The Portland Women's History Walking Trail has always been a collaborative effort, involving a variety of individuals and institutions, including the University of Southern Maine (USM), Maine College of Art (MECA), Maine Humanities Council, and Maine Historical Society. Polly Welts Kaufman, former Project Director at the Maine Humanities Council, brought her experience with the Boston Women's Heritage Trail to Portland and to USM's History Department, where she joined with Eileen Eagan, Patricia Finn, and others to further develop the trail project.
This project’s aim is to create an online and revised version of the Portland Women’s History trail, which currently exists as two booklets and an actual walking trail through part of Portland. This project will make the trail, and the history it represents, more accessible and more complex, adding images, new narrative, documents, maps and eventually audio and video. The research and data produced and archived and the prototype developed will allow further research and the creation of other kinds of trails, in Portland and across the state. The aim is also to create applications for mobile devises that can use various types of digital data about specific sites on the trail. This information will relate the Portland experience to regional, national and international history.

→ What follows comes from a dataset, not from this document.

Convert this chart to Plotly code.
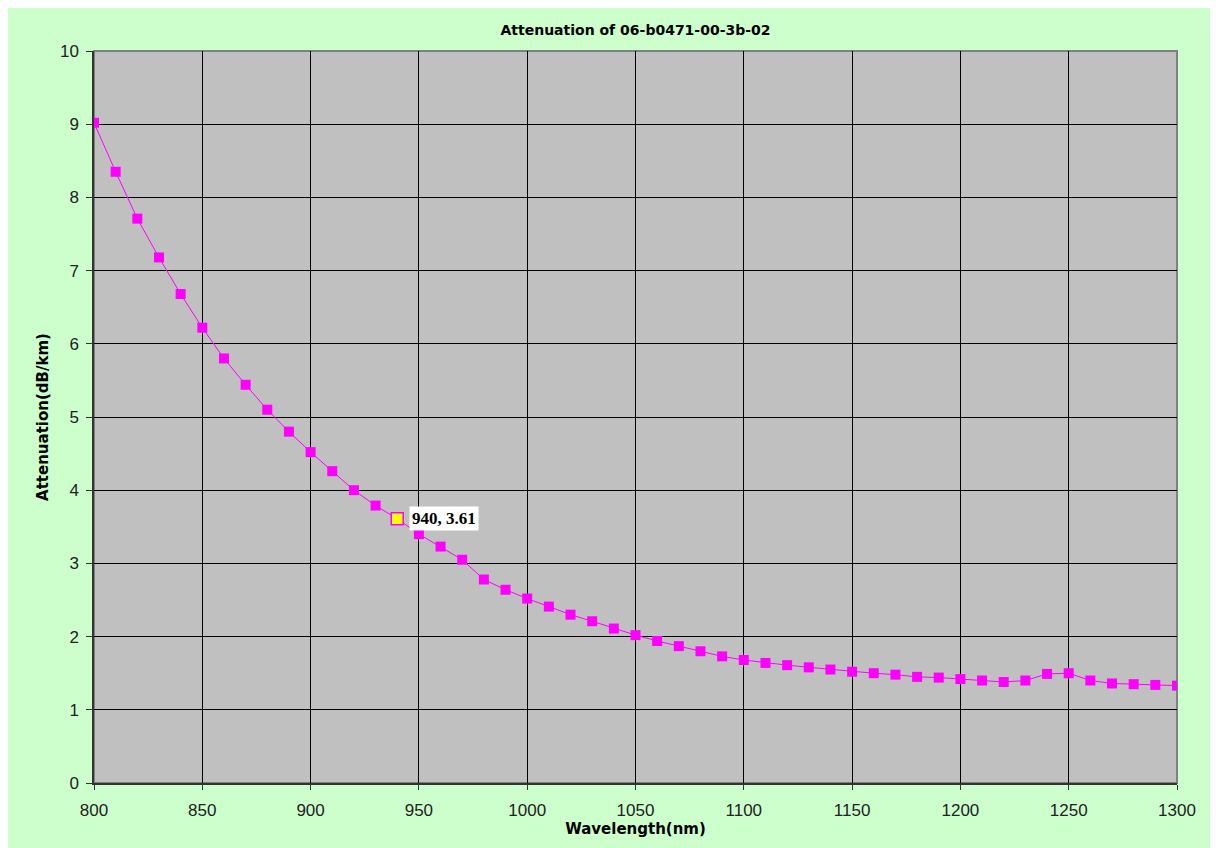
import plotly.graph_objects as go

wavelength = list(range(800, 1301, 10))
attenuation = [9.02, 8.35, 7.71, 7.18, 6.68, 6.22, 5.80, 5.44, 5.10, 4.80,
               4.52, 4.26, 4.00, 3.79, 3.61, 3.40, 3.23, 3.05, 2.78, 2.64,
               2.52, 2.41, 2.30, 2.21, 2.11, 2.02, 1.94, 1.87, 1.80, 1.73,
               1.68, 1.64, 1.61, 1.58, 1.55, 1.52, 1.50, 1.48, 1.45, 1.44,
               1.42, 1.40, 1.38, 1.40, 1.49, 1.50, 1.40, 1.36, 1.35, 1.34,
               1.33]
highlight_x = 940
highlight_y = 3.61
x_ticks = list(range(800, 1301, 50))
y_ticks = list(range(0, 11))

fig = go.Figure()
fig.add_trace(go.Scatter(
    x=wavelength, y=attenuation, mode="lines+markers",
    line=dict(color="#FF00FF", width=1),
    marker=dict(symbol="square", size=10, color="#FF00FF",
                line=dict(color="#FF00FF", width=0)),
    hoverinfo="x+y", showlegend=False))
fig.add_trace(go.Scatter(
    x=[highlight_x], y=[highlight_y], mode="markers",
    marker=dict(symbol="square", size=12, color="#FFFF00",
                line=dict(color="#FF00FF", width=1.5)),
    showlegend=False))

fig.add_annotation(x=highlight_x, y=highlight_y, xref="x", yref="y",
                   text=f"{highlight_x}, {highlight_y:.2f}", showarrow=False,
                   xanchor="left", yanchor="middle", xshift=12,
                   bgcolor="white", borderpad=2,
                   font=dict(family="Liberation Serif", size=17, color="black", weight="bold"))

# plot area background with grey frame
fig.add_shape(type="rect", xref="paper", yref="paper", x0=0, x1=1, y0=0, y1=1,
              fillcolor="#C0C0C0", line=dict(color="#808080", width=2), layer="below")

tick_font = dict(family="Liberation Sans", size=17, color="#222222")

fig.update_layout(
    width=1210, height=840,
    margin=dict(l=86, r=41, t=43, b=65),
    paper_bgcolor="#CCFFCC", plot_bgcolor="#C0C0C0",
    title=dict(text="<b>Attenuation of 06-b0471-00-3b-02</b>", x=0.5, xref="paper",
               xanchor="center", y=1 - 22/840, yanchor="middle",
               font=dict(family="DejaVu Sans", size=14, color="black")),
    font=dict(family="Liberation Sans", size=17, color="#222222"),
)
fig.update_xaxes(range=[800, 1300], tickvals=x_ticks, showgrid=True,
                 gridcolor="black", gridwidth=1.3, tickfont=tick_font,
                 ticklabelstandoff=6,
                 showline=True, linecolor="#333333", linewidth=1.5, mirror=False,
                 ticks="outside", ticklen=5, tickcolor="#333333",
                 zeroline=False,
                 title=dict(text="<b>Wavelength(nm)</b>", standoff=2,
                            font=dict(family="DejaVu Sans", size=15, color="black")))
fig.update_yaxes(range=[0, 10], tickvals=y_ticks, showgrid=True,
                 gridcolor="black", gridwidth=1.3, tickfont=tick_font,
                 ticklabelstandoff=4,
                 showline=True, linecolor="#333333", linewidth=1.5,
                 ticks="outside", ticklen=6, tickcolor="#333333",
                 zeroline=False,
                 title=dict(text="<b>Attenuation(dB/km)</b>", standoff=8,
                            font=dict(family="DejaVu Sans", size=15, color="black")))

fig.write_html("out.html")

The picture on the left is of the “Little Water Girl,” a statue in honor of Portlander Lillian Stevens, president of the Women’s Christian Temperance Union in the early twentieth century. The statue is located in the lobby of Portland Public Library. Behind the Water Girl, one can see through the window Monument Square and the “Our Lady of Victories” Civil War monument, whose female figure represents Minerva, the Roman goddess of wisdom and war.
Below is a photo of a statue of Joan Benoit -now Joan Benoit Samuelson- the winner in 1984 of the gold medal in the first women's marathon in the Olympics. Her place on the trail represents the increasing role, and recognition, of women in sports in Maine and in national and international competition. Sculptor Edward Materson's statue of her stands outside the Thomas Memorial Public Library on Scott Dyer Road in Cape Elizabeth. Samuelson also is the founder and chair of the "Beach to Beacon" 10K run each summer that begins near Crescent Beach ends at Portland Head Light. In April 2013 Samuelson spoke at USM on "Storied Miles"-- on women, sports, and her own experience as a path-breaking athlete.
For the last six months, I have been developing a web-based trail that digitally documents such sites. I collaborated extensively with other members of the Digital Humanities Research Cluster-- Stephen Houser from Computer Science, Jan Piribeck, from Art, and John Muthyala, from English--to take pictures of sites and waypoints, and generate geographical metadata for each picture that I plan to include in the trail. In addition, students from my History course History 364 (Women in U.S. History) worked collectively on new sites, did research, and took photographs. In particular, Lucie Tardiff (Communications and Media Studies) and Tracey Berube (History) assisted me in editing text descrptions of the trails, and researched and photographed many sites. Lucie was especially involved in this project, as she helped develop two new off the peninsula trails. My colleagues and I walked all seven trails over last summer and fall, which often meant revisiting sites to get more accurate information about past and existing structures and buildings, and re-routing the trail to create a focussed trail.
In keeping with the central mission of Digital Maine to use digital technologies creatively, I partnered with Bigroomstudio, a Portland-based media and design company, to draw on the web-based platform for the trail develped by Stephen Houser, and design an attractive, user-friendly mobile application for iOS and Android operating systems.
* The Ascent, whose photo is used as a slide on this site, was created by sculptor Thomas K. Kennedy. The sculpture is located at Portland High School, Portland, Maine, 04101.